NVIDIA CEO Jenson Huang leads the company with hands-on management and a vision for innovation.
Frankly, I think the largest threat may be the Google TPU, although the scope is limited in the short-term to internal consumption of AI training in Google. Google will probably continue to buy and use many GPUs for workloads for which the TPU is not well-suited, such as recurrent neural networks for language processing. I believe that Wave has a good shot with enterprises that don’t want to use public clouds for their AI development and deployment, and don’t want the hassle of setting up their own GPU infrastructure. Finally, If Intel can get to market with Nervana and is willing to invest to fully support it, it could represent a threat in 2019, but only on the margins; it will need at least 3 years and a solid roadmap to develop a viable ecosystem. One factor to consider is that NVIDIA will be able to add significant die area for AI features as it moves to 7-nanometer fabrication. As a result, the percent of the die focussed on AI May increase to the point that the part effectively becomes an ASIC that also does graphics.

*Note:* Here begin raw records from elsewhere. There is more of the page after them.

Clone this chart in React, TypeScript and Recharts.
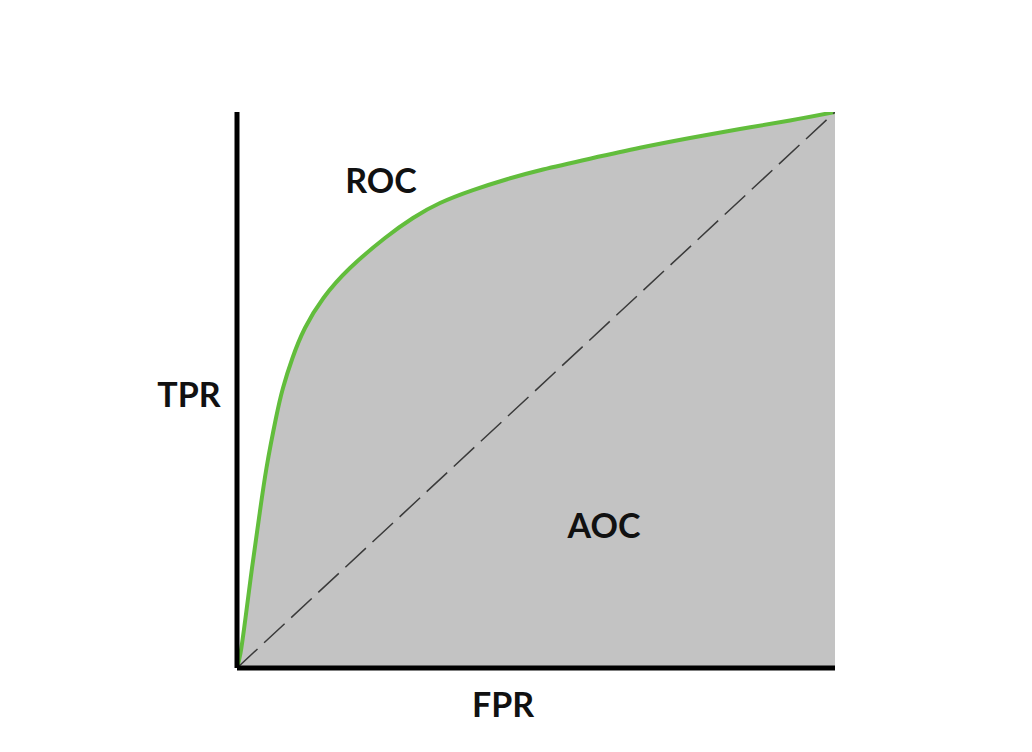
import React from 'react';
import { ComposedChart, Area, Line, XAxis, YAxis } from 'recharts';

const rocFpr = [0, 0.0059, 0.0142, 0.0251, 0.0368, 0.0493, 0.0652, 0.0769, 0.0928, 0.1137, 0.1446, 0.189, 0.2475, 0.2943, 0.3395, 0.3946, 0.4515, 0.5117, 0.5903, 0.6739, 0.7575, 0.8411, 0.9247, 1];
const rocTpr = [0, 0.027, 0.0899, 0.1799, 0.2698, 0.3597, 0.4496, 0.5036, 0.5576, 0.6115, 0.6655, 0.7194, 0.7734, 0.8094, 0.8363, 0.8595, 0.8791, 0.8966, 0.916, 0.9356, 0.9532, 0.9694, 0.9847, 1];

const diagFpr = [0, 1];
const diagTpr = [0, 1];

const rocData = rocFpr.map((x, i) => ({ fpr: x, tpr: rocTpr[i] }));
const diagData = diagFpr.map((x, i) => ({ fpr: x, diag: diagTpr[i] }));

const labels = [
  { text: 'TPR', x: 181, y: 399 },
  { text: 'FPR', x: 495, y: 709 },
  { text: 'ROC', x: 373, y: 185 },
  { text: 'AOC', x: 596, y: 530 },
];

const labelStyle = {
  fontFamily: 'Lato, "Open Sans", sans-serif',
  fontWeight: 700,
  fontSize: 34,
  fill: '#111',
};

export default function App() {
  return (
    <div style={{ position: 'relative', width: 1016, height: 736 }}>
      <ComposedChart
        width={1016}
        height={736}
        data={rocData}
        margin={{ top: 104, right: 189, bottom: 66, left: 219 }}
      >
        <Area
          data={rocData}
          type="natural"
          dataKey="tpr"
          stroke="#62bd3c"
          strokeWidth={4}
          fill="#c3c3c3"
          fillOpacity={1}
          dot={false}
          activeDot={false}
          isAnimationActive={false}
        />
        <Line
          data={diagData}
          type="linear"
          dataKey="diag"
          stroke="#3a3a3a"
          strokeWidth={1.5}
          strokeDasharray="28 9"
          dot={false}
          activeDot={false}
          isAnimationActive={false}
        />
        <XAxis
          type="number"
          dataKey="fpr"
          domain={[0, 1]}
          allowDataOverflow
          tick={false}
          tickLine={false}
          height={10}
          axisLine={{ stroke: '#000', strokeWidth: 5 }}
        />
        <YAxis
          type="number"
          domain={[0, 1]}
          allowDataOverflow
          tick={false}
          tickLine={false}
          width={10}
          axisLine={{ stroke: '#000', strokeWidth: 5 }}
        />
      </ComposedChart>
      <svg
        width={1016}
        height={736}
        style={{ position: 'absolute', left: 0, top: 0, pointerEvents: 'none' }}
      >
        {labels.map((l) => (
          <text key={l.text} x={l.x} y={l.y} textAnchor="middle" style={labelStyle}>
            {l.text}
          </text>
        ))}
      </svg>
    </div>
  );
}
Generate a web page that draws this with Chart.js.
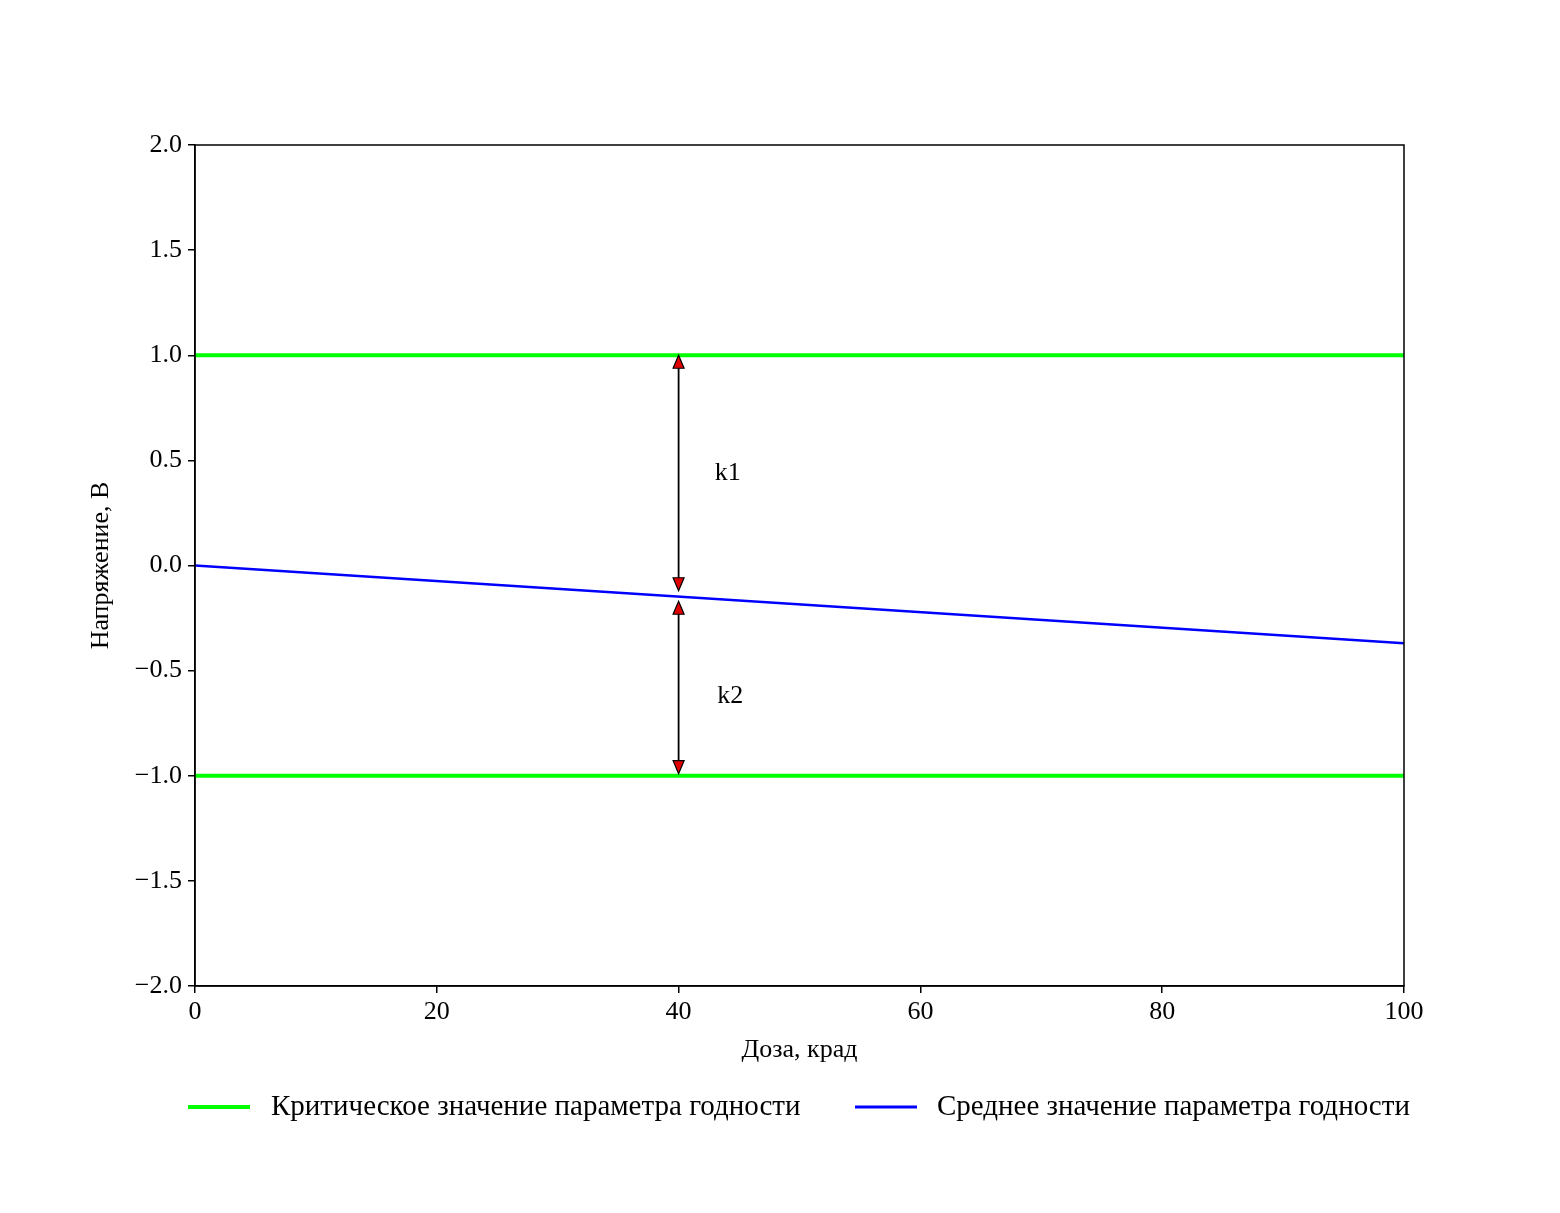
<!DOCTYPE html>
<html><head><meta charset="utf-8">
<script src="https://cdn.jsdelivr.net/npm/chart.js@4/dist/chart.umd.min.js"></script>
<style>body{margin:0;background:#fff}#c{display:block}</style>
</head><body>
<canvas id="c" width="1560" height="1213"></canvas>
<script>
// Данные
const dozaX = [0, 100];
const kritVerh = [1.0, 1.0];
const kritNiz = [-1.0, -1.0];
const srednee = [0.0, -0.37];
const strelkaX = 40;
const k1 = [1.0, -0.12];
const k2 = [-0.17, -0.99];
const yTicks = [-2.0, -1.5, -1.0, -0.5, 0.0, 0.5, 1.0, 1.5, 2.0];
const xTitle = "Доза, крад";
const yTitle = "Напряжение, В";
const legendTexts = ["Критическое значение параметра годности", "Среднее значение параметра годности"];

const FONT = "'Liberation Serif', 'DejaVu Serif', serif";
Chart.defaults.font.family = FONT;
Chart.defaults.color = "#000";

const pts = arr => dozaX.map((x, i) => ({ x, y: arr[i] }));

// Рамка, стрелки, подписи осей и легенда
const extras = {
  id: "extras",
  afterDatasetsDraw(chart) {
    const { ctx, chartArea: a, scales: { x, y } } = chart;
    ctx.save();
    ctx.strokeStyle = "#000"; ctx.lineWidth = 1.5;
    ctx.strokeRect(a.left, a.top, a.right - a.left, a.bottom - a.top);

    function strelka(y1, y2) {
      const px = x.getPixelForValue(strelkaX);
      const p1 = y.getPixelForValue(y1), p2 = y.getPixelForValue(y2);
      ctx.strokeStyle = "#000"; ctx.lineWidth = 1.8;
      ctx.beginPath(); ctx.moveTo(px, p1 + 10); ctx.lineTo(px, p2 - 10); ctx.stroke();
      const head = (tip, dir) => {
        ctx.beginPath();
        ctx.moveTo(px, tip);
        ctx.lineTo(px - 5.5, tip + dir * 13);
        ctx.lineTo(px + 5.5, tip + dir * 13);
        ctx.closePath();
        ctx.fillStyle = "#e00000"; ctx.fill();
        ctx.lineWidth = 1.2; ctx.stroke();
      };
      head(p1, 1); head(p2, -1);
    }
    strelka(k1[0], k1[1]);
    strelka(k2[0], k2[1]);

    ctx.fillStyle = "#000";
    ctx.font = "26px " + FONT;
    ctx.textBaseline = "middle";
    ctx.fillText("k1", x.getPixelForValue(43), y.getPixelForValue(0.44));
    ctx.fillText("k2", x.getPixelForValue(43.2), y.getPixelForValue(-0.62));

    // подписи осей
    ctx.textAlign = "center";
    ctx.fillText(xTitle, (a.left + a.right) / 2, 1050);
    ctx.save();
    ctx.translate(101, (a.top + a.bottom) / 2);
    ctx.rotate(-Math.PI / 2);
    ctx.fillText(yTitle, 0, 0);
    ctx.restore();

    // легенда
    ctx.textAlign = "left";
    const ly = 1107;
    ctx.lineWidth = 4; ctx.strokeStyle = "#00ff00";
    ctx.beginPath(); ctx.moveTo(188, ly); ctx.lineTo(250, ly); ctx.stroke();
    ctx.lineWidth = 3; ctx.strokeStyle = "#0000ff";
    ctx.beginPath(); ctx.moveTo(855, ly); ctx.lineTo(917, ly); ctx.stroke();
    ctx.font = "29px " + FONT;
    ctx.fillText(legendTexts[0], 271, ly);
    ctx.fillText(legendTexts[1], 937, ly);
    ctx.restore();
  }
};

new Chart(document.getElementById("c"), {
  type: "scatter",
  data: {
    datasets: [
      { data: pts(kritVerh), showLine: true, borderColor: "#00ff00", borderWidth: 4, pointRadius: 0 },
      { data: pts(kritNiz), showLine: true, borderColor: "#00ff00", borderWidth: 4, pointRadius: 0 },
      { data: pts(srednee), showLine: true, borderColor: "#0000ff", borderWidth: 2.5, pointRadius: 0 }
    ]
  },
  options: {
    responsive: false, animation: false,
    layout: { padding: { top: 145, right: 156, left: 0, bottom: 0 } },
    plugins: { legend: { display: false }, tooltip: { enabled: false } },
    scales: {
      x: {
        type: "linear", min: 0, max: 100,
        ticks: { stepSize: 20, font: { size: 26 }, padding: 4 },
        grid: { drawOnChartArea: false, drawTicks: true, tickLength: 7, color: "#000", lineWidth: 1.5 },
        border: { display: true, color: "#000", width: 1.5 },
        afterFit: s => { s.height = 227; }
      },
      y: {
        min: -2, max: 2,
        afterBuildTicks: s => { s.ticks = yTicks.map(v => ({ value: v })); },
        ticks: { font: { size: 26 }, padding: 6,
          callback: v => (v < 0 ? "\u2212" + Math.abs(v).toFixed(1) : v.toFixed(1)) },
        grid: { drawOnChartArea: false, drawTicks: true, tickLength: 7, color: "#000", lineWidth: 1.5 },
        border: { display: true, color: "#000", width: 1.5 },
        afterFit: s => { s.width = 195; }
      }
    }
  },
  plugins: [extras]
});
</script>
</body></html>
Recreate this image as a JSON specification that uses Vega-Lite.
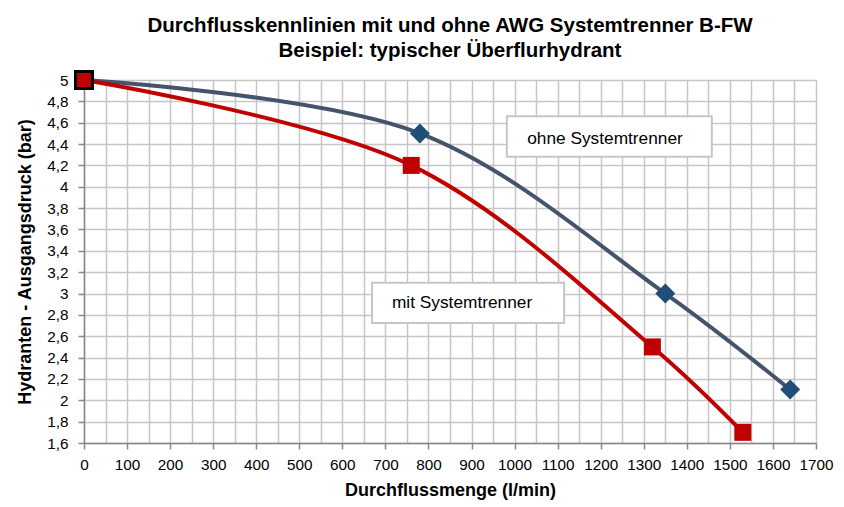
{
  "$schema": "https://vega.github.io/schema/vega-lite/v6.json",
  "width": 732,
  "height": 363,
  "autosize": "none",
  "padding": {"left": 84, "top": 80, "right": 28, "bottom": 64},
  "background": "white",
  "config": {
    "font": "Liberation Sans",
    "view": {"stroke": null}
  },
  "title": {
    "text": ["Durchflusskennlinien mit und ohne AWG Systemtrenner B-FW", "Beispiel: typischer Überflurhydrant"],
    "fontSize": 20.5,
    "fontWeight": "bold",
    "color": "black",
    "font": "Liberation Sans",
    "lineHeight": 25,
    "offset": 4
  },
  "datasets": {
    "pts": [
      {"serie": "ohne", "q": 0, "p": 5},
      {"serie": "ohne", "q": 780, "p": 4.5},
      {"serie": "ohne", "q": 1350, "p": 3},
      {"serie": "ohne", "q": 1640, "p": 2.1},
      {"serie": "mit", "q": 0, "p": 5},
      {"serie": "mit", "q": 760, "p": 4.2},
      {"serie": "mit", "q": 1320, "p": 2.5},
      {"serie": "mit", "q": 1530, "p": 1.7}
    ],
    "boxes": [
      {"label": "ohne Systemtrenner", "q1": 982, "q2": 1458, "p1": 4.28, "p2": 4.66, "q": 1210, "p": 4.45},
      {"label": "mit Systemtrenner", "q1": 669, "q2": 1115, "p1": 2.725, "p2": 3.1, "q": 878, "p": 2.91}
    ]
  },
  "encoding": {
    "x": {
      "field": "q", "type": "quantitative",
      "scale": {"domain": [0, 1700], "nice": false, "zero": false},
      "axis": {
        "title": "Durchflussmenge (l/min)",
        "titleFontSize": 18, "titleFontWeight": "bold", "titleColor": "black", "titlePadding": 9,
        "values": [0,50,100,150,200,250,300,350,400,450,500,550,600,650,700,750,800,850,900,950,1000,1050,1100,1150,1200,1250,1300,1350,1400,1450,1500,1550,1600,1650,1700],
        "labelExpr": "datum.value % 100 === 0 ? datum.label : ''",
        "format": "d",
        "labelFontSize": 15.3, "labelColor": "black", "labelPadding": 8,
        "labelFlush": false, "labelOverlap": false,
        "grid": true, "gridColor": "#C6C6C6", "gridWidth": 1.5,
        "domainColor": "#868686", "domainWidth": 1.5,
        "tickColor": "#868686", "tickWidth": 1.5, "tickSize": 6,
        "tickOpacity": {"condition": {"test": "datum.value % 100 === 0", "value": 1}, "value": 0}
      }
    },
    "y": {
      "field": "p", "type": "quantitative",
      "scale": {"domain": [1.6, 5], "nice": false, "zero": false},
      "axis": {
        "title": "Hydranten - Ausgangsdruck (bar)",
        "titleFontSize": 18, "titleFontWeight": "bold", "titleColor": "black", "titlePadding": 12,
        "values": [1.6,1.8,2,2.2,2.4,2.6,2.8,3,3.2,3.4,3.6,3.8,4,4.2,4.4,4.6,4.8,5],
        "labelExpr": "replace(toString(datum.value), '.', ',')",
        "labelFontSize": 15.3, "labelColor": "black", "labelPadding": 10,
        "labelFlush": false, "labelOverlap": false,
        "grid": true, "gridColor": "#C6C6C6", "gridWidth": 1.5,
        "domainColor": "#868686", "domainWidth": 1.5,
        "tickColor": "#868686", "tickWidth": 1.5, "tickSize": 6
      }
    }
  },
  "layer": [
    {
      "data": {"name": "pts"},
      "transform": [{"filter": "datum.serie === 'ohne'"}],
      "mark": {"type": "line", "interpolate": "catmull-rom", "color": "#44546A", "strokeWidth": 4}
    },
    {
      "data": {"name": "pts"},
      "transform": [{"filter": "datum.serie === 'ohne' && datum.q > 0"}],
      "mark": {"type": "point", "shape": "diamond", "filled": true, "color": "#1F4E79", "size": 400, "opacity": 1}
    },
    {
      "data": {"name": "pts"},
      "transform": [{"filter": "datum.serie === 'mit'"}],
      "mark": {"type": "line", "interpolate": "catmull-rom", "color": "#C00000", "strokeWidth": 4}
    },
    {
      "data": {"name": "pts"},
      "transform": [{"filter": "datum.serie === 'mit'"}],
      "mark": {"type": "point", "shape": "square", "filled": true, "fill": "#C00000", "stroke": "black", "size": 289, "opacity": 1},
      "encoding": {
        "strokeWidth": {"condition": {"test": "datum.q === 0", "value": 3}, "value": 0}
      }
    },
    {
      "data": {"name": "boxes"},
      "mark": {"type": "rect", "fill": "white", "stroke": "#C6C6C6", "strokeWidth": 2},
      "encoding": {
        "x": {"field": "q1", "type": "quantitative"},
        "x2": {"field": "q2"},
        "y": {"field": "p1", "type": "quantitative"},
        "y2": {"field": "p2"}
      }
    },
    {
      "data": {"name": "boxes"},
      "mark": {"type": "text", "fontSize": 17.3, "color": "black", "align": "center", "baseline": "middle"},
      "encoding": {
        "text": {"field": "label"}
      }
    }
  ]
}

I don’t think of NVIDIA as a GPU company, I think of it as a platform company with an insatiable appetite for growth. Keep in mind that nobody in the industry has the depth and breadth of AI hardware and software expertise that NVIDIA enjoys. If NVIDIA foresees a threat from AMD, Intel, or ASICs, it can and will design a better AI mousetrap. It already did this with the Deep Learning Accelerator (DLA), which I covered here. If GPUs become threatened, NVIDIA can and will pivot to whatever is next. In the meantime, it has a clear path to significant growth and market leadership in AI training chips. When it comes to inference processing, NVIDIA is focused on demanding datacenter workloads and vision-guided systems for applications such as autonomous vehicles. While the auto market will not become material for the next few years, I have little doubt that it will eventually add significant growth—perhaps just about the same time the AI training market begins to slow or see more significant competition.